Love is that condition in which the happiness of another person is essential to your own.
About This Quote
This line is widely attributed to Robert A. Heinlein and is commonly cited as a succinct definition of love. It is generally traced to his novel *Stranger in a Strange Land* (1961), a countercultural touchstone that explores human intimacy, ethics, and social norms through the perspective of Valentine Michael Smith, a human raised by Martians. Heinlein’s fiction often treats love, loyalty, and chosen obligation as practical commitments rather than purely sentimental states, and the quote fits that broader preoccupation: it frames love as a relational condition in which one person’s well-being becomes bound up with another’s.

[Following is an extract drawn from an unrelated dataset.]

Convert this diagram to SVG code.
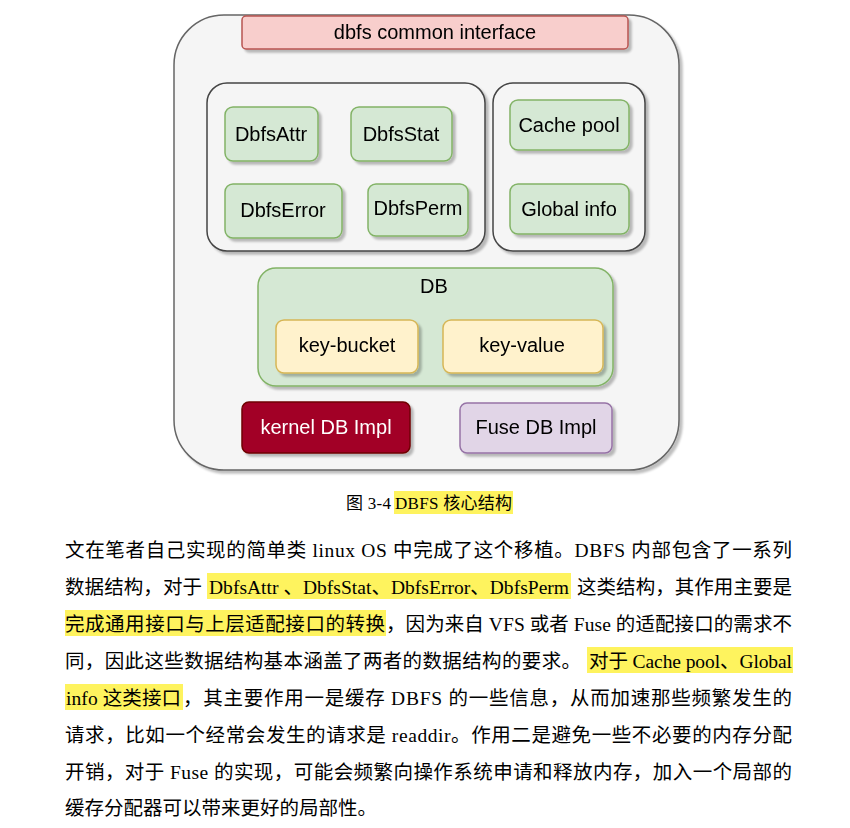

The line has since circulated heavily in quotation anthologies and popular culture.
Interpretation
Heinlein’s formulation defines love not as a feeling but as an interdependence of flourishing: your own happiness is no longer self-contained because it requires the other person’s happiness. The emphasis on “essential” makes the claim stronger than empathy or affection; it suggests a voluntary reordering of priorities in which another’s good becomes constitutive of your own good. The definition also implies responsibility: if the beloved’s happiness is necessary to yours, then their suffering cannot be morally or emotionally irrelevant. At the same time, it can be read as a warning about the depth of attachment—love creates vulnerability, because your well-being is now partly outside your control.
Variations
1) "Love is that condition in which the happiness of another person is essential to your own happiness."
Source
Robert A. Heinlein, *Stranger in a Strange Land* (1961).